Kein Gewinner, aber ein Sieger

US-feindliche Islamisten punkten bei Pakistans Parlaments- und Regionalwahlen. In mindestens einer Grenzprovinz zu Afghanistan dürften sie nun die Regierung stellen

DELHI taz ■ Die Parlamentswahlen in Pakistan haben keine eindeutigen Gewinner hervorgebracht, doch nach Auszählung von 176 der 272 Direktmandate liegt bereits ein Überraschungssieger vor. Entgegen allen Voraussagen hat eine Koalition islamistischer Parteien bisher 45 Sitze gewonnen, bereits 41 mehr als ihre Zahl im letzten Parlament. Die „Majlis Muttahida Amal“ (MMA) steht damit dicht hinter der „Pakistan Muslim-Liga (Q)“, einer von Präsident Pervez Musharraf unterstützten Abspaltung der Partei des ehemaligen Premierministers Nawaz Sharif, die auf bislang 49 Sitze kommt. An dritter Stelle mit 40 Mandaten liegt die „Volkspartei“ von Benazir Bhutto, während die Nawaz-Fraktion der Muslim-Liga mit neun Sitzen abgeschlagen an vierter Stelle liegt. Etwa ein Viertel der Stimmen fallen auf Kleinparteien und Unabhängige.

Die Wahlen für das Zentralparlament und die Kammern der vier Provinzen waren in der Einschätzung von Innenminister Moinuddin Haider ohne schwere Zwischenfälle abgelaufen. Die Regierung hatte sich auf Anschläge militanter religiöser Organisationen eingestellt; die blieben aber aus. Die 6 Toten und 42 Verletzten, die bei Zusammenstößen von Anhängern verschiedener Parteien in der Provinz Sindh zu beklagen waren, werden daher nicht als schwerwiegend eingeschätzt. Die Wahlbeteiligung lag nach Einschätzung des pakistanischen Fernsehens unter 40 Prozent.

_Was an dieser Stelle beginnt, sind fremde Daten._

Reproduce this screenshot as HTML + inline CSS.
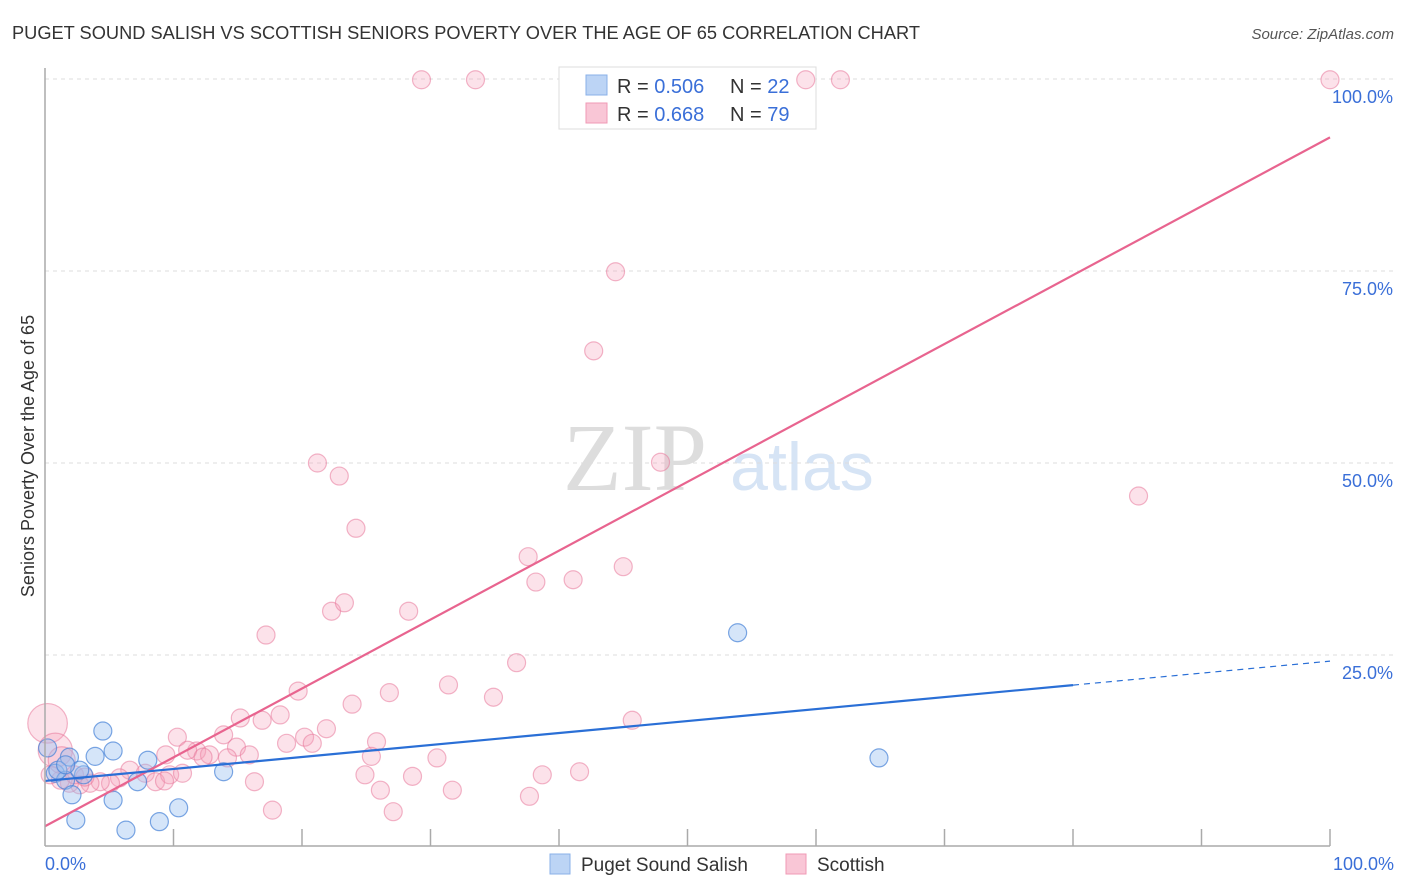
<!DOCTYPE html>
<html><head><meta charset="utf-8"><style>
body{margin:0;background:#fff;font-family:"Liberation Sans",sans-serif}
#c{position:relative;width:1406px;height:892px;overflow:hidden}
</style></head><body>
<div id="c">
<svg id="s" width="1406" height="892" xmlns="http://www.w3.org/2000/svg">
<text x="12" y="39" font-size="18" fill="#333" textLength="908" lengthAdjust="spacingAndGlyphs">PUGET SOUND SALISH VS SCOTTISH SENIORS POVERTY OVER THE AGE OF 65 CORRELATION CHART</text>
<text x="1394" y="39" font-size="15" fill="#555" font-style="italic" text-anchor="end">Source: ZipAtlas.com</text>
<text x="635" y="490" font-size="96" fill="#ddd" font-family="Liberation Serif,serif" text-anchor="middle">ZIP</text>
<text x="802" y="490" font-size="68" fill="#d6e4f5" text-anchor="middle">atlas</text>
<text transform="translate(34,456) rotate(-90)" font-size="18" fill="#333" text-anchor="middle">Seniors Poverty Over the Age of 65</text>
<g id="grid"></g>
<g>
<rect x="559" y="67" width="257" height="62" fill="#fff" stroke="#ddd"/>
<rect x="586" y="75" width="21" height="20" fill="#bcd4f5" stroke="#8ab0e8"/>
<rect x="586" y="103" width="21" height="20" fill="#f9c6d6" stroke="#f09ab5"/>
<text x="617" y="93" font-size="20" fill="#333">R = <tspan fill="#3a6fd8">0.506</tspan></text>
<text x="730" y="93" font-size="20" fill="#333">N = <tspan fill="#3a6fd8">22</tspan></text>
<text x="617" y="121" font-size="20" fill="#333">R = <tspan fill="#3a6fd8"> 0.668</tspan></text>
<text x="730" y="121" font-size="20" fill="#333">N = <tspan fill="#3a6fd8">79</tspan></text>
</g>
<g id="pts"></g><g id="lines"></g>
<line x1="45" y1="68" x2="45" y2="846" stroke="#aaa" stroke-width="1.5"/>
<line x1="45" y1="846" x2="1330" y2="846" stroke="#aaa" stroke-width="1.5"/>
<text x="45" y="870" font-size="18" fill="#3a6fd8">0.0%</text>
<text x="1394" y="870" font-size="18" fill="#3a6fd8" text-anchor="end">100.0%</text>
<g>
<rect x="550" y="854" width="20" height="20" fill="#bcd4f5" stroke="#8ab0e8"/>
<text x="581" y="871" font-size="19" fill="#333">Puget Sound Salish</text>
<rect x="786" y="854" width="20" height="20" fill="#f9c6d6" stroke="#f09ab5"/>
<text x="817" y="871" font-size="19" fill="#333">Scottish</text>
</g>
</svg></div>
<script>
const yTicks=[25,50,75,100];
const yTickLabels=["25.0%","50.0%","75.0%","100.0%"];
const xTicks=[10,20,30,40,50,60,70,80,90,100];
const blueX=[0.2,0.8,1.6,1.9,2.1,2.4,3.0,3.9,4.5,5.3,5.3,6.3,7.2,8.0,8.9,10.4,13.9,53.9,64.9,1.0,2.7,1.6];
const blueY=[12.9,9.6,8.7,11.7,6.8,3.5,9.4,11.8,15.1,12.5,6.1,2.2,8.5,11.3,3.3,5.1,9.8,27.9,11.6,10.0,10.0,10.7];
const pinkX=[29.3,33.5,59.2,61.9,100,44.4,42.7,21.2,22.9,47.9,85.1,24.2,37.6,38.2,41.1,45.0,17.2,22.3,23.3,28.3,36.7,19.7,26.8,31.4,34.9,23.9,15.2,16.9,18.3,45.7,21.9,10.3,13.9,11.8,12.8,14.9,15.9,18.8,20.2,20.8,25.8,25.4,30.5,11.1,14.2,9.4,6.6,7.8,8.6,9.7,10.7,5.8,5.1,4.3,3.5,2.7,1.9,1.2,0.4,0.2,0.8,1.3,2.3,3.1,16.3,24.9,28.6,26.1,31.7,38.7,41.6,37.7,17.7,27.1,9.3,12.3];
const pinkY=[99.9,99.9,99.9,99.9,99.9,74.9,64.6,50.0,48.3,50.1,45.7,41.5,37.8,34.5,34.8,36.5,27.6,30.7,31.8,30.7,24.0,20.3,20.1,21.1,19.5,18.6,16.8,16.5,17.2,16.5,15.4,14.3,14.6,12.5,12.0,13.0,12.0,13.5,14.3,13.5,13.7,11.8,11.6,12.6,11.6,12.0,10.0,9.6,8.5,9.4,9.6,9.0,8.3,8.5,8.3,8.1,8.3,8.7,9.4,16.1,12.6,11.3,9.4,9.1,8.5,9.4,9.2,7.4,7.4,9.4,9.8,6.6,4.8,4.6,8.6,11.7];
const pinkSize=[];for(let i=0;i<pinkX.length;i++)pinkSize.push(1);
pinkSize[59]=2.2;pinkSize[60]=1.9;pinkSize[61]=1.5;
const blueTrend=[8.6,0.156];
const pinkTrend=[2.7,0.897];
const NS="http://www.w3.org/2000/svg";
const sx=v=>45+v*12.85, sy=v=>847-v*7.68;
function mk(t,a,p){const e=document.createElementNS(NS,t);for(const k in a)e.setAttribute(k,a[k]);document.getElementById(p).appendChild(e);return e;}
yTicks.forEach((t,i)=>{
 const l=mk('line',{x1:45,x2:1395,y1:sy(t),y2:sy(t),stroke:'#ddd','stroke-dasharray':'4,4'},'grid');
 
 
 const tx=mk('text',{x:1393,y:sy(t)+24,'font-size':18,fill:'#3a6fd8','text-anchor':'end'},'grid');
 tx.textContent=yTickLabels[i];
 
 
});
xTicks.forEach(t=>{
 const l=mk('line',{x1:sx(t),x2:sx(t),y1:829,y2:846,stroke:'#aaa','stroke-width':1.5},'grid');
 
 
});
pinkX.forEach((x,i)=>{
 const c=mk('circle',{cx:sx(x),cy:sy(pinkY[i]),r:9*pinkSize[i],fill:'rgba(245,160,185,0.3)',stroke:'rgba(232,120,155,0.55)','stroke-width':1.2},'pts');
 
 
});
blueX.forEach((x,i)=>{
 const c=mk('circle',{cx:sx(x),cy:sy(blueY[i]),r:9,fill:'rgba(150,190,240,0.4)',stroke:'rgba(70,130,215,0.7)','stroke-width':1.2},'pts');
 
 
});
let l=mk('line',{x1:sx(0),y1:sy(pinkTrend[0]),x2:sx(100),y2:sy(pinkTrend[0]+pinkTrend[1]*100),stroke:'#e8648f','stroke-width':2.2},'lines');


l=mk('line',{x1:sx(0),y1:sy(blueTrend[0]),x2:sx(80),y2:sy(blueTrend[0]+blueTrend[1]*80),stroke:'#2a6fd6','stroke-width':2.2},'lines');


l=mk('line',{x1:sx(80),y1:sy(blueTrend[0]+blueTrend[1]*80),x2:sx(100),y2:sy(blueTrend[0]+blueTrend[1]*100),stroke:'#2a6fd6','stroke-width':1.2,'stroke-dasharray':'6,5'},'lines');


</script>
</body></html>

Noch deutlicher als bei der Wahl ins Abgeordnetenhaus in Islamabad sind die Fortschritte der Islamisten in den Provinzparlamenten. In der „North West Frontier Province“, die an Afghanistan grenzt, wird die MMA mit dem Gewinn von 51 der insgesamt 100 Mandate die Regierung stellen. Auch in Balutschistan, das ebenfalls eine lange Grenze mit Afghanistan teilt, könnte die Koalition in die Regierung einziehen. In der volkreichen Provinz Punjab, die über die Hälfte aller Abgeordneten stellt, scheint die Muslim-Liga(Q) das Rennen zu machen, während die Bhutto-Partei PPPP in Sindh vorn liegt.

Für Taliban und al-Qaida

Die gemeinsame Wahlkampfplattform der MMA-Parteien war ihr virulenter Antiamerikanismus gewesen. Der Koalition gehören neben der konservativ-bürgerlichen Dschamaat Islami auch die radikalen Organisationen an, die vor einem Jahr zum Sturz der Regierung aufgerufen hatten, als sich diese auf die Seite der USA und gegen die afghanischen Taliban geschlagen hatte. Im Wahlkampf waren daher nicht nur Pro-Taliban-Slogans zu hören, sondern auch solche für al-Qaida. Die MMA hat in ihrem Wahlprogramm versprochen, die Verträge zur Nutzung mehrere Luftwaffenstützpunkte durch die USA zu kündigen und keine US-Militärberater auf pakistanischem Boden mehr zu dulden. Sie tritt auch für eine vollständige Islamisierung des Rechtssystems und eine Entfernung westlicher Einflüsse aus dem öffentlichen Leben ein. Es ist allerdings kein Geheimnis, dass zwischen den einzelnen Mitgliedern scharfe persönliche Rivalitäten und auch Differenzen in religiös-ideologischer Art bestehen.

Für die Islamisten ist Musharraf nicht nur wegen seiner proamerikanischen Politik ein rotes Tuch, sondern auch wegen seiner antidemokratischen Haltung. Dies verbindet sie mit den „säkularen“ Parteien, der PPPP und der Sharif-Faktion der Muslim-Liga. Doch die radikale religiöse Rhetorik der Islamisten erschwert ein Zusammengehen der Musharraf-Gegner. Dies erhöht die Chancen für die abtrünnige „Muslim-Liga(Q)“, die vom Regime gefördert worden war mit der Hoffnung, eine willfährige Regierungspartei im Parlament zu haben. Allerdings hat sie keine absolute Mehrheit erreicht, und bis zur Vereidigung der neuen Regierung am 1. November dürfte nun ein zähes Feilschen einsetzen.